§ **Request**: Return all of the data exactly, with nothing left out but the pictures.
---+---
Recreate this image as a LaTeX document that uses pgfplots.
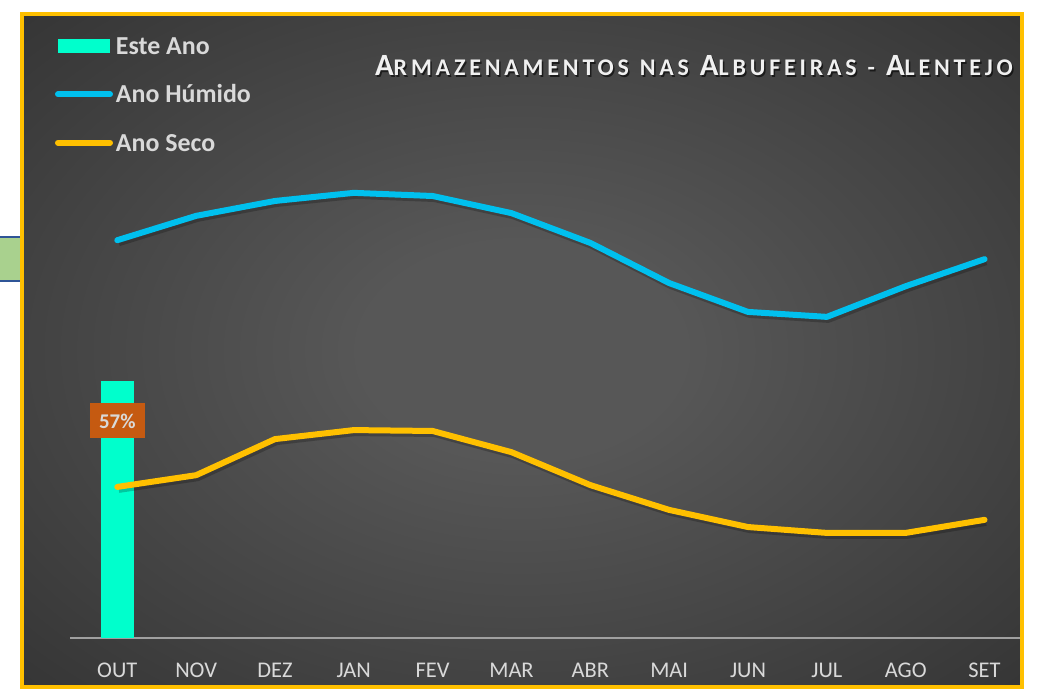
\documentclass[border=0pt]{standalone}
\usepackage{pgfplots}
\pgfplotsset{compat=1.18}
\usepackage{fontspec}
\setmainfont{Carlito}
\definecolor{gold}{HTML}{FFC000}
\definecolor{tealbar}{HTML}{00FFCC}
\definecolor{humid}{HTML}{00C0EE}
\definecolor{lbl}{HTML}{C55A11}
\definecolor{txt}{HTML}{D9D9D9}
\definecolor{bgc}{HTML}{575757}
\definecolor{bgm}{HTML}{3C3C3C}
\definecolor{bge}{HTML}{242424}
\definecolor{artg}{HTML}{A9D18E}
\definecolor{artb}{HTML}{2F5597}
\definecolor{axl}{HTML}{A0A0A0}
\pgfdeclareradialshading{bgshade}{\pgfpoint{0bp}{0bp}}{color(0bp)=(bgc); color(8bp)=(bgc); color(30bp)=(bgm); color(50bp)=(bge)}
\newcommand{\SC}[2]{{\fontsize{31}{31}\selectfont #1}{\fontsize{24}{24}\selectfont #2}}
\newcommand{\SP}{\hspace{11bp}}
\newcommand{\TitleText}{\SC{A}{RMAZENAMENTOS}\SP\SC{}{NAS}\SP\SC{A}{LBUFEIRAS}\SP\SC{}{-}\SP\SC{A}{LENTEJO}}
\begin{document}
\begin{tikzpicture}[x=1bp,y=1bp]
\useasboundingbox (0,0) rectangle (1045,690);
\fill[white] (0,0) rectangle (1045,690);
% fragment of a neighbouring shape at the left edge
\fill[artg] (0,410) rectangle (21,453);
\draw[artb, line width=1.8bp] (0,453) -- (21,453);
\draw[artb, line width=1.8bp] (0,409) -- (21,409);
% chart area
\shade[shading=bgshade] (22,3) rectangle (1021.5,676);
\draw[gold, line width=4bp] (22,3) rectangle (1021.5,676);
\begin{axis}[
  at={(70bp,52bp)}, anchor=south west,
  scale only axis, width=950bp, height=451bp,
  xmin=-0.6, xmax=11.45, ymin=0, ymax=100,
  axis x line*=bottom, axis y line=none,
  x axis line style={-, draw=axl, line width=2bp},
  xtick={0,...,11},
  xticklabels={OUT,NOV,DEZ,JAN,FEV,MAR,ABR,MAI,JUN,JUL,AGO,SET},
  xtick style={draw=none},
  xticklabel style={anchor=base, yshift=-40bp, text=txt, font=\fontsize{22.5}{22.5}\selectfont},
  clip=false,
  legend cell align=left,
  legend style={at={(axis description cs:-0.0158,1.3326)}, anchor=north west,
    draw=none, fill=none, inner sep=0pt, outer sep=0pt,
    font=\bfseries\fontsize{26}{26}\selectfont, text=txt,
    row sep=31bp,
    nodes={inner sep=0pt, text height=17.5bp, text depth=0bp},
    /tikz/column 1/.style={column sep=3bp}},
]
% bar
\addplot[ybar, bar width=33bp, fill=tealbar, draw=none,
  point meta=y,
  nodes near coords={\pgfmathprintnumber[assume math mode=true]{\pgfplotspointmeta}\%},
  every node near coord/.append style={anchor=center, yshift=-40bp,
     fill=lbl, text=txt, font=\bfseries\fontsize{21}{21}\selectfont,
     minimum width=55bp, minimum height=35bp, inner sep=0pt},
  legend image code/.code={\path (-3bp,0bp) (55bp,0bp); \fill[tealbar] (0bp,-7bp) rectangle (52bp,7bp);}
] coordinates {(0,57)};
\addlegendentry{Este Ano}
% shadows
\addplot[black, opacity=0.22, line width=7bp, line join=round, xshift=1.5bp, yshift=-2.5bp, forget plot] coordinates {
(0,88.2) (1,93.6) (2,96.9) (3,98.7) (4,98.0) (5,94.2) (6,87.6) (7,78.7) (8,72.3) (9,71.2) (10,78.0) (11,84.0)};
\addplot[black, opacity=0.22, line width=7bp, line join=round, xshift=1.5bp, yshift=-2.5bp, forget plot] coordinates {
(0,33.5) (1,36.1) (2,44.1) (3,46.1) (4,45.9) (5,41.2) (6,33.9) (7,28.4) (8,24.6) (9,23.3) (10,23.3) (11,26.2)};
% lines
\addplot[humid, line width=6bp, line cap=round, line join=round,
  legend image code/.code={\draw[humid, line width=6bp, line cap=round] (0bp,0bp) -- (52bp,0bp);}] coordinates {
(0,88.2) (1,93.6) (2,96.9) (3,98.7) (4,98.0) (5,94.2) (6,87.6) (7,78.7) (8,72.3) (9,71.2) (10,78.0) (11,84.0)};
\addlegendentry{Ano Húmido}
\addplot[gold, line width=6bp, line cap=round, line join=round,
  legend image code/.code={\draw[gold, line width=6bp, line cap=round] (0bp,0bp) -- (52bp,0bp);}] coordinates {
(0,33.5) (1,36.1) (2,44.1) (3,46.1) (4,45.9) (5,41.2) (6,33.9) (7,28.4) (8,24.6) (9,23.3) (10,23.3) (11,26.2)};
\addlegendentry{Ano Seco}
\end{axis}
% title
\node[anchor=base east, text=black, opacity=0.6, inner sep=0pt, font=\bfseries\addfontfeatures{LetterSpace=16}] at (1014.5,612.5) {\TitleText};
\node[anchor=base east, text=white!94!black, inner sep=0pt, font=\bfseries\addfontfeatures{LetterSpace=16}] at (1013,614) {\TitleText};
\end{tikzpicture}
\end{document}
---+---
§ **In response**:
Recreate this image as a LaTeX document that uses pgfplots.
\documentclass[border=0pt]{standalone}
\usepackage{pgfplots}
\pgfplotsset{compat=1.18}
\usepackage{fontspec}
\setmainfont{Carlito}
\definecolor{gold}{HTML}{FFC000}
\definecolor{tealbar}{HTML}{00FFCC}
\definecolor{humid}{HTML}{00C0EE}
\definecolor{lbl}{HTML}{C55A11}
\definecolor{txt}{HTML}{D9D9D9}
\definecolor{bgc}{HTML}{575757}
\definecolor{bgm}{HTML}{3C3C3C}
\definecolor{bge}{HTML}{242424}
\definecolor{artg}{HTML}{A9D18E}
\definecolor{artb}{HTML}{2F5597}
\definecolor{axl}{HTML}{A0A0A0}
\pgfdeclareradialshading{bgshade}{\pgfpoint{0bp}{0bp}}{color(0bp)=(bgc); color(8bp)=(bgc); color(30bp)=(bgm); color(50bp)=(bge)}
\newcommand{\SC}[2]{{\fontsize{31}{31}\selectfont #1}{\fontsize{24}{24}\selectfont #2}}
\newcommand{\SP}{\hspace{11bp}}
\newcommand{\TitleText}{\SC{A}{RMAZENAMENTOS}\SP\SC{}{NAS}\SP\SC{A}{LBUFEIRAS}\SP\SC{}{-}\SP\SC{A}{LENTEJO}}
\begin{document}
\begin{tikzpicture}[x=1bp,y=1bp]
\useasboundingbox (0,0) rectangle (1045,690);
\fill[white] (0,0) rectangle (1045,690);
% fragment of a neighbouring shape at the left edge
\fill[artg] (0,410) rectangle (21,453);
\draw[artb, line width=1.8bp] (0,453) -- (21,453);
\draw[artb, line width=1.8bp] (0,409) -- (21,409);
% chart area
\shade[shading=bgshade] (22,3) rectangle (1021.5,676);
\draw[gold, line width=4bp] (22,3) rectangle (1021.5,676);
\begin{axis}[
  at={(70bp,52bp)}, anchor=south west,
  scale only axis, width=950bp, height=451bp,
  xmin=-0.6, xmax=11.45, ymin=0, ymax=100,
  axis x line*=bottom, axis y line=none,
  x axis line style={-, draw=axl, line width=2bp},
  xtick={0,...,11},
  xticklabels={OUT,NOV,DEZ,JAN,FEV,MAR,ABR,MAI,JUN,JUL,AGO,SET},
  xtick style={draw=none},
  xticklabel style={anchor=base, yshift=-40bp, text=txt, font=\fontsize{22.5}{22.5}\selectfont},
  clip=false,
  legend cell align=left,
  legend style={at={(axis description cs:-0.0158,1.3326)}, anchor=north west,
    draw=none, fill=none, inner sep=0pt, outer sep=0pt,
    font=\bfseries\fontsize{26}{26}\selectfont, text=txt,
    row sep=31bp,
    nodes={inner sep=0pt, text height=17.5bp, text depth=0bp},
    /tikz/column 1/.style={column sep=3bp}},
]
% bar
\addplot[ybar, bar width=33bp, fill=tealbar, draw=none,
  point meta=y,
  nodes near coords={\pgfmathprintnumber[assume math mode=true]{\pgfplotspointmeta}\%},
  every node near coord/.append style={anchor=center, yshift=-40bp,
     fill=lbl, text=txt, font=\bfseries\fontsize{21}{21}\selectfont,
     minimum width=55bp, minimum height=35bp, inner sep=0pt},
  legend image code/.code={\path (-3bp,0bp) (55bp,0bp); \fill[tealbar] (0bp,-7bp) rectangle (52bp,7bp);}
] coordinates {(0,57)};
\addlegendentry{Este Ano}
% shadows
\addplot[black, opacity=0.22, line width=7bp, line join=round, xshift=1.5bp, yshift=-2.5bp, forget plot] coordinates {
(0,88.2) (1,93.6) (2,96.9) (3,98.7) (4,98.0) (5,94.2) (6,87.6) (7,78.7) (8,72.3) (9,71.2) (10,78.0) (11,84.0)};
\addplot[black, opacity=0.22, line width=7bp, line join=round, xshift=1.5bp, yshift=-2.5bp, forget plot] coordinates {
(0,33.5) (1,36.1) (2,44.1) (3,46.1) (4,45.9) (5,41.2) (6,33.9) (7,28.4) (8,24.6) (9,23.3) (10,23.3) (11,26.2)};
% lines
\addplot[humid, line width=6bp, line cap=round, line join=round,
  legend image code/.code={\draw[humid, line width=6bp, line cap=round] (0bp,0bp) -- (52bp,0bp);}] coordinates {
(0,88.2) (1,93.6) (2,96.9) (3,98.7) (4,98.0) (5,94.2) (6,87.6) (7,78.7) (8,72.3) (9,71.2) (10,78.0) (11,84.0)};
\addlegendentry{Ano Húmido}
\addplot[gold, line width=6bp, line cap=round, line join=round,
  legend image code/.code={\draw[gold, line width=6bp, line cap=round] (0bp,0bp) -- (52bp,0bp);}] coordinates {
(0,33.5) (1,36.1) (2,44.1) (3,46.1) (4,45.9) (5,41.2) (6,33.9) (7,28.4) (8,24.6) (9,23.3) (10,23.3) (11,26.2)};
\addlegendentry{Ano Seco}
\end{axis}
% title
\node[anchor=base east, text=black, opacity=0.6, inner sep=0pt, font=\bfseries\addfontfeatures{LetterSpace=16}] at (1014.5,612.5) {\TitleText};
\node[anchor=base east, text=white!94!black, inner sep=0pt, font=\bfseries\addfontfeatures{LetterSpace=16}] at (1013,614) {\TitleText};
\end{tikzpicture}
\end{document}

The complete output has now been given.